[begin Available data]

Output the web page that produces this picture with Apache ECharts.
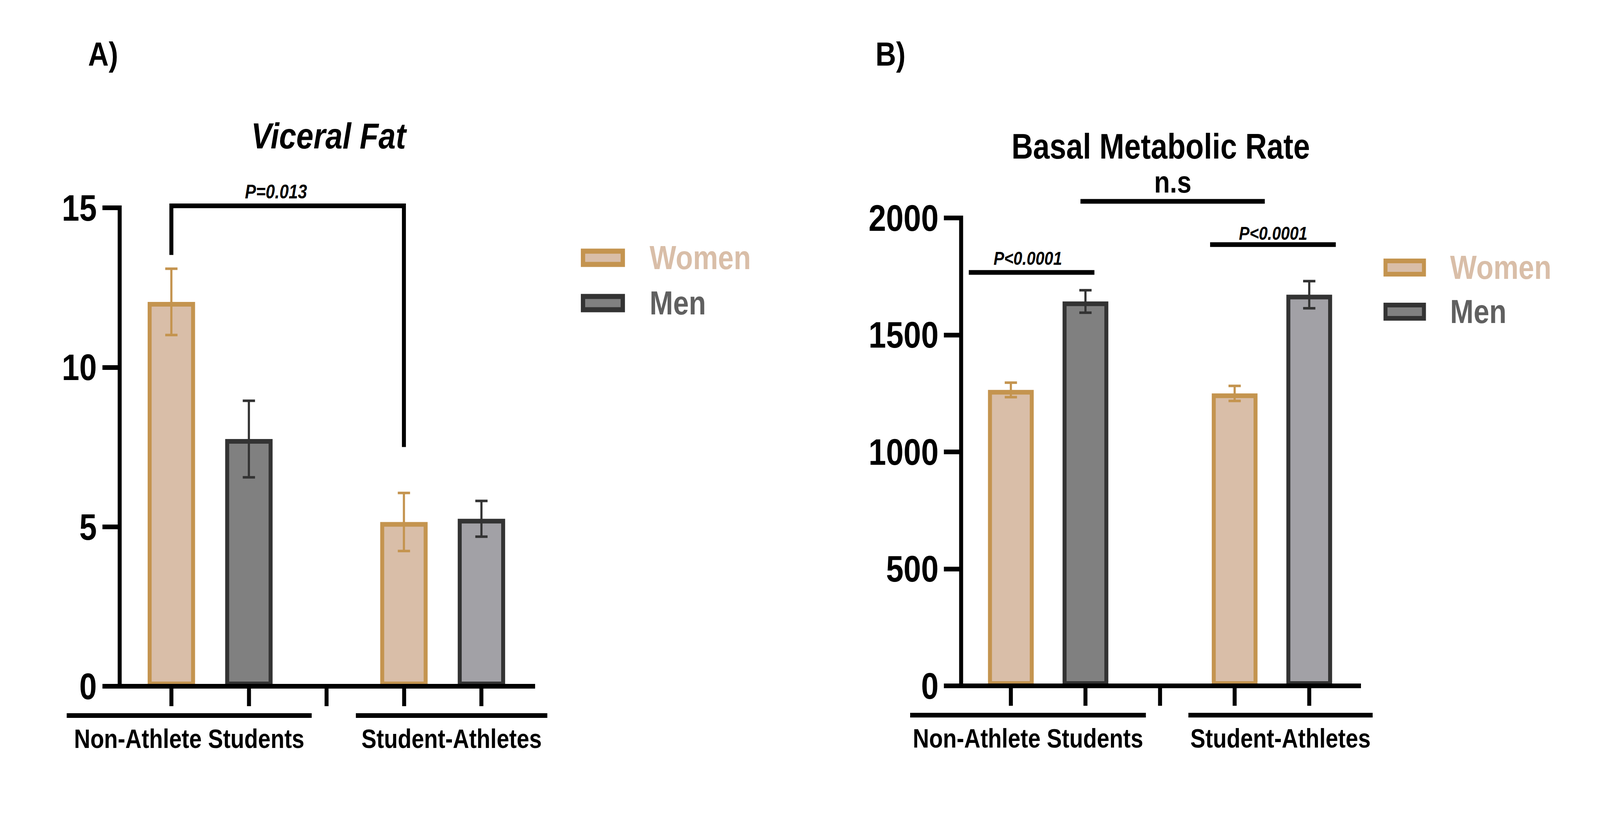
<!DOCTYPE html>
<html>
<head>
<meta charset="utf-8">
<title>Viceral Fat / Basal Metabolic Rate</title>
<script src="https://cdn.jsdelivr.net/npm/echarts@6/dist/echarts.min.js"></script>
<style>
  html, body { margin: 0; padding: 0; background: #fff; overflow: hidden; }
  #chart { width: 4826px; height: 2102px; transform-origin: 0 0; }
</style>
</head>
<body>
<div id="chart"></div>
<script>
(function (echarts) {
  "use strict";

  var FONT = '"Liberation Sans", Arial, Helvetica, sans-serif';
  var PAGE_W = 4826, PAGE_H = 2102;

  // x slots: women, men, (empty gap), women, men
  var groups = ['Non-Athlete Students', 'Student-Athletes'];
  var groupSpans = [[-1.35, 1.81], [2.38, 4.85]];
  var tickSlots = [0, 1, 2, 3, 4];
  var womenSlots = [0, 3];
  var menSlots = [1, 4];

  // panel A - visceral fat, mean and error
  var fatWomen = [12.05, 5.15];
  var fatWomenErr = [1.04, 0.91];
  var fatMen = [7.75, 5.25];
  var fatMenErr = [1.2, 0.56];
  var fatBracket = [[0, 13.52], [0, 15.06], [3, 15.06], [3, 7.5]];
  var fatNotes = [{ text: 'P=0.013', at: [1.35, 15.5] }];

  // panel B - basal metabolic rate, mean and error
  var bmrWomen = [1265, 1250];
  var bmrWomenErr = [31, 32];
  var bmrMen = [1643, 1672];
  var bmrMenErr = [48, 58];
  var bmrLines = [
    [[-0.564, 1767], [1.12, 1767]],
    [[2.671, 1886], [4.356, 1886]],
    [[0.933, 2071], [3.404, 2071]]
  ];
  var bmrNotes = [
    { text: 'P<0.0001', at: [0.227, 1828] },
    { text: 'P<0.0001', at: [3.516, 1935] },
    { text: 'n.s', at: [2.17, 2153], size: 78, upright: true }
  ];

  var womenFill = '#D9BEA8', womenEdge = '#C4944F';
  var menFill = ['#808080', '#A2A1A6'], menEdge = '#333333';

  // the window may be narrower than the figure: squeeze the figure to fit it
  var box = document.getElementById('chart');
  var sx = Math.min(1, window.innerWidth / PAGE_W);
  var sy = Math.min(1, window.innerHeight / PAGE_H);
  box.style.transform = 'scale(' + sx + ',' + sy + ')';

  var chart = echarts.init(box, null, { renderer: 'svg' });

  function xAxisFor(grid) {
    return {
      type: 'value', gridIndex: grid, min: -2 / 3, max: 14 / 3, z: 5,
      splitLine: { show: false },
      axisLine: { onZero: false, lineStyle: { color: '#000', width: 12, cap: 'square' } },
      axisTick: { customValues: tickSlots, length: 51, lineStyle: { color: '#000', width: 12 } },
      axisLabel: { show: false, customValues: tickSlots }
    };
  }

  function yAxisFor(grid, max, step, margin) {
    return {
      type: 'value', gridIndex: grid, min: 0, max: max, interval: step, z: 5,
      splitLine: { show: false },
      axisLine: { show: true, onZero: false, lineStyle: { color: '#000', width: 12, cap: 'square' } },
      axisTick: { show: true, length: 52, lineStyle: { color: '#000', width: 12 } },
      axisLabel: {
        margin: margin, color: '#000', fontSize: 95, fontWeight: 'bold', fontFamily: FONT,
        formatter: function (v) { return String(v); }
      }
    };
  }

  function errorSeries(grid, slots, means, errs, color) {
    return {
      type: 'custom', xAxisIndex: grid, yAxisIndex: grid, z: 4, silent: true,
      data: slots.map(function (s, i) { return [s, means[i], errs[i]]; }),
      renderItem: function (params, api) {
        var x = api.value(0), m = api.value(1), e = api.value(2);
        var hi = api.coord([x, m + e]), lo = api.coord([x, m - e]);
        var st = { stroke: color, lineWidth: 6.5 };
        return {
          type: 'group',
          children: [
            { type: 'line', shape: { x1: hi[0], y1: hi[1], x2: lo[0], y2: lo[1] }, style: st },
            { type: 'line', shape: { x1: hi[0] - 18.5, y1: hi[1], x2: hi[0] + 18.5, y2: hi[1] }, style: st },
            { type: 'line', shape: { x1: lo[0] - 18.5, y1: lo[1], x2: lo[0] + 18.5, y2: lo[1] }, style: st }
          ]
        };
      }
    };
  }

  function panelSeries(grid, women, womenErr, men, menErr, barWidth) {
    return [
      {
        name: 'Women', type: 'bar', xAxisIndex: grid, yAxisIndex: grid,
        barWidth: barWidth, barGap: '-100%', z: 2,
        itemStyle: { color: womenFill, borderColor: womenEdge, borderWidth: 12 },
        data: womenSlots.map(function (s, i) { return [s, women[i]]; })
      },
      {
        name: 'Men', type: 'bar', xAxisIndex: grid, yAxisIndex: grid,
        barWidth: barWidth, barGap: '-100%', z: 2,
        itemStyle: { color: menFill[0], borderColor: menEdge, borderWidth: 12 },
        data: menSlots.map(function (s, i) {
          return { value: [s, men[i]], itemStyle: { color: menFill[i] } };
        })
      },
      errorSeries(grid, womenSlots, women, womenErr, womenEdge),
      errorSeries(grid, menSlots, men, menErr, menEdge)
    ];
  }

  function lineSeries(grid, points) {
    return {
      type: 'line', xAxisIndex: grid, yAxisIndex: grid, data: points,
      symbol: 'none', clip: false, silent: true, z: 6,
      lineStyle: { color: '#000', width: 12, cap: 'butt', join: 'miter' }
    };
  }

  function legendFor(left, top, gap, iconW, border, textPad) {
    return {
      orient: 'vertical', left: left, top: top, itemGap: gap,
      itemWidth: iconW, itemHeight: 34, icon: 'rect', selectedMode: false,
      itemStyle: { borderWidth: border },
      textStyle: { fontSize: 85, fontWeight: 'bold', fontFamily: FONT, lineHeight: 86, padding: [0, 0, 0, textPad] },
      data: [
        { name: 'Women', textStyle: { color: '#D9BEA8' } },
        { name: 'Men', textStyle: { color: '#606060' } }
      ]
    };
  }

  var series = []
    .concat(panelSeries(0, fatWomen, fatWomenErr, fatMen, fatMenErr, 143))
    .concat(panelSeries(1, bmrWomen, bmrWomenErr, bmrMen, bmrMenErr, 138))
    .concat([lineSeries(0, fatBracket)])
    .concat(bmrLines.map(function (pts) { return lineSeries(1, pts); }));

  chart.setOption({
    animation: false,
    backgroundColor: '#fff',
    grid: [
      { left: 361, top: 532, width: 1247, height: 1225 },
      { left: 2899, top: 558, width: 1200, height: 1198 }
    ],
    xAxis: [xAxisFor(0), xAxisFor(1)],
    yAxis: [yAxisFor(0, 15, 5, 69), yAxisFor(1, 2000, 500, 68)],
    legend: [
      legendFor(1747, 612, 30, 120, 13, 76),
      legendFor(4168, 637, 27, 116, 12, 74)
    ],
    series: series
  });

  function textEl(text, x, y, size, italic) {
    var font = (italic ? 'italic ' : '') + 'bold ' + size + 'px ' + FONT;
    return {
      type: 'text', x: x, y: y, silent: true, z: 10,
      style: {
        text: text, fill: '#000', font: font,
        align: 'center', verticalAlign: 'middle',
        textAlign: 'center', textVerticalAlign: 'middle'
      }
    };
  }

  function px(grid, x, y) {
    return chart.convertToPixel({ gridIndex: grid }, [x, y]);
  }

  var graphics = [
    textEl('A)', 311, 138, 86, false),
    textEl('B)', 2686, 138, 86, false),
    textEl('Viceral Fat', 991, 348, 93, true),
    textEl('Basal Metabolic Rate', 3501, 375, 90, false)
  ];

  [0, 1].forEach(function (g) {
    var base = px(g, 0, 0)[1];
    groups.forEach(function (name, i) {
      var a = px(g, groupSpans[i][0], 0)[0];
      var b = px(g, groupSpans[i][1], 0)[0];
      graphics.push({
        type: 'line', silent: true,
        shape: { x1: a, y1: base + 75, x2: b, y2: base + 75 },
        style: { stroke: '#000', lineWidth: 12 }
      });
      graphics.push(textEl(name, (a + b) / 2, base + 134, 68, false));
    });
  });

  fatNotes.forEach(function (n) {
    var p = px(0, n.at[0], n.at[1]);
    graphics.push(textEl(n.text, p[0], p[1], 50, true));
  });
  bmrNotes.forEach(function (n) {
    var p = px(1, n.at[0], n.at[1]);
    graphics.push(textEl(n.text, p[0], p[1], n.size || 48, !n.upright));
  });

  chart.setOption({ graphic: graphics });
})(echarts);
</script>
</body>
</html>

[end Available data]

Objective: Write out each line of the listing above, exactly, from its first line to the line holding "var PAGE_W = 4826, PAGE_H = 2102;", inclusive. Skip the pictures.

Expected answer:
Output the web page that produces this picture with Apache ECharts.
<!DOCTYPE html>
<html>
<head>
<meta charset="utf-8">
<title>Viceral Fat / Basal Metabolic Rate</title>
<script src="https://cdn.jsdelivr.net/npm/echarts@6/dist/echarts.min.js"></script>
<style>
  html, body { margin: 0; padding: 0; background: #fff; overflow: hidden; }
  #chart { width: 4826px; height: 2102px; transform-origin: 0 0; }
</style>
</head>
<body>
<div id="chart"></div>
<script>
(function (echarts) {
  "use strict";

  var FONT = '"Liberation Sans", Arial, Helvetica, sans-serif';
  var PAGE_W = 4826, PAGE_H = 2102;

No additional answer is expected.